I don’t want to be an extra person in the room, talking about my experiences of sexual assault. NO ONE wants to join this tribe. I’m certain that my story is most women’s story. We need this dialogue for future generations to comprehend that mistreatment toward women is undermining our abilities to soar. This is an ode to them.

In the face of adversity, pressure and crisis, I believe the true testament of a person’s character is unveiled. To do the right thing despite unpredictable consequences, despite naysayers, despite all that could go wrong, I choose to follow through, speak out and share my story. I choose the path of courage. Despite all that I can lose, I’m still moving forward with my decision because of principles. I’m doing this as a tribute to the generations of women that have come before me – who have endured similar trauma or worse, sexual violence and rape – whose voices were silenced and never heard. I want to share my story and give voice to the countless women who never had the opportunity to join the conversation we’re having in today’s climate. Sometimes doing the right thing isn’t easy, but it’s necessary.

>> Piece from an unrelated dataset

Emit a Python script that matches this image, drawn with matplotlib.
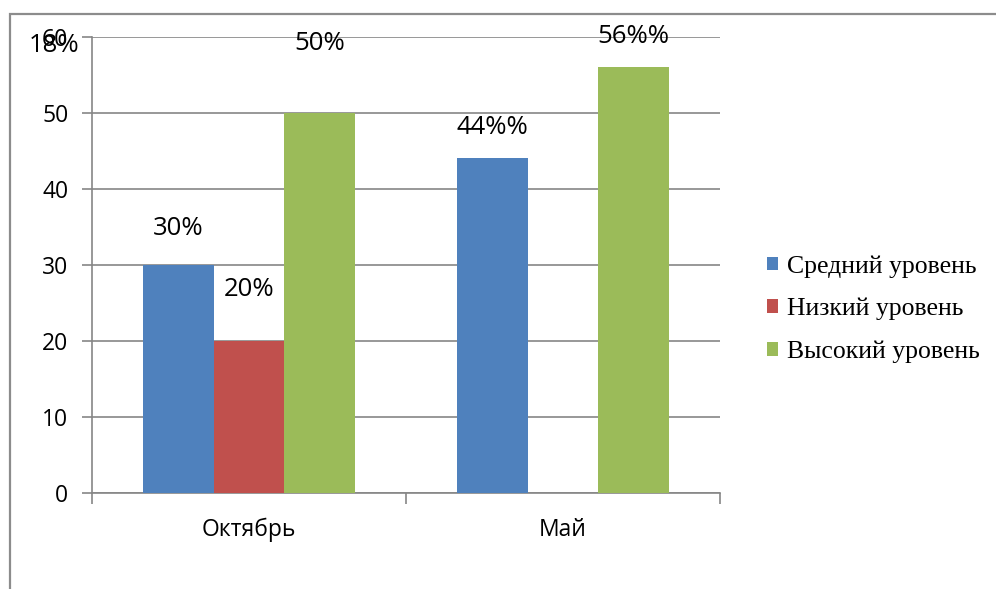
import matplotlib
matplotlib.use("Agg")
import matplotlib.pyplot as plt
import matplotlib.patches as patches
import numpy as np

# chart data
months = ["Октябрь", "Май"]
series_names = ["Средний уровень", "Низкий уровень", "Высокий уровень"]
middle = [30, 44]
low = [20, 0]
high = [50, 56]
label_texts = [["30%", "44%%"], ["20%", ""], ["50%", "56%%"]]
colors = ["#4F81BD", "#C0504D", "#9BBB59"]

plt.rcParams["font.family"] = ["Open Sans", "DejaVu Sans"]

fig = plt.figure(figsize=(9.96, 5.89), dpi=100)
ax = fig.add_axes([0.0924, 0.163, 0.6305, 0.7745])

# outer chart frame (clipped by the figure on right and bottom)
frame = patches.Rectangle((0.010, -0.1), 1.2, 0.1 + 0.976, transform=fig.transFigure,
                          fill=False, edgecolor="#8c8c8c", linewidth=1.6)
fig.patches.append(frame)

x = np.arange(len(months))
bar_w = 0.2245
values = [middle, low, high]
# vertical offsets of data labels above bar tops, in points
label_offsets = [[26, 22], [37, 0], [50, 22]]

for i, (vals, name, col) in enumerate(zip(values, series_names, colors)):
    pos = x + (i - 1) * bar_w
    ax.bar(pos, vals, width=bar_w, color=col, label=name, zorder=3)
    for j, (p, v) in enumerate(zip(pos, vals)):
        if label_texts[i][j]:
            ax.annotate(label_texts[i][j], (p, v), xytext=(0, label_offsets[i][j]),
                        textcoords="offset points", ha="center", va="center",
                        fontsize=18.5, zorder=4)

# stray label drawn over the axis top
fig.text(0.054, 1 - 45 / 589, "18%", ha="center", va="center", fontsize=18.5)

ax.set_xlim(-0.5, 1.5)
ax.set_ylim(0, 60)
ax.set_yticks(range(0, 61, 10))
ax.set_xticks([0, 1])
ax.set_xticklabels(months)
ax.set_xticks([-0.5, 0.5, 1.5], minor=True)
ax.tick_params(axis="x", which="major", length=0, pad=18, labelsize=16.5)
ax.tick_params(axis="x", which="minor", length=8, color="#868686", width=1.2)
ax.tick_params(axis="y", length=7, color="#868686", width=1.2, labelsize=16.5, pad=10)

ax.grid(axis="y", color="#868686", linewidth=1.2, zorder=0)
for s in ["top", "right"]:
    ax.spines[s].set_visible(False)
for s in ["left", "bottom"]:
    ax.spines[s].set_color("#868686")
    ax.spines[s].set_linewidth(1.2)

leg = fig.legend(loc="center left", bbox_to_anchor=(0.770, 1 - 309 / 589),
                 frameon=False, prop={"family": "Liberation Serif", "size": 18.5},
                 handlelength=0.45, handleheight=0.45, handletextpad=0.35,
                 labelspacing=0.78, borderpad=0, borderaxespad=0)

fig.savefig("out.png", dpi=100)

Ladies, be an agent of this revolution. Be an active member of your community, speak up and share your stories. You can make an impact. You can be the seed of change.

I would send this message directly to you, but apparently you’ve already de-friended me on Facebook. I don’t wonder how you sleep at night, but I do hope you raise your two sons to be far better men than you ever can be.

I’m proud that I’m not damaged by you. I’m evermore the strong and empowered woman who I always knew I am. I continue to walk through life with charisma and positivity because I refuse to do otherwise. I refuse to be defined by your assaults. It’s a part of my experience, but it’s not the entirety of my worldly journey.

I still walk through life inspired, arm-in-arm with women around the globe.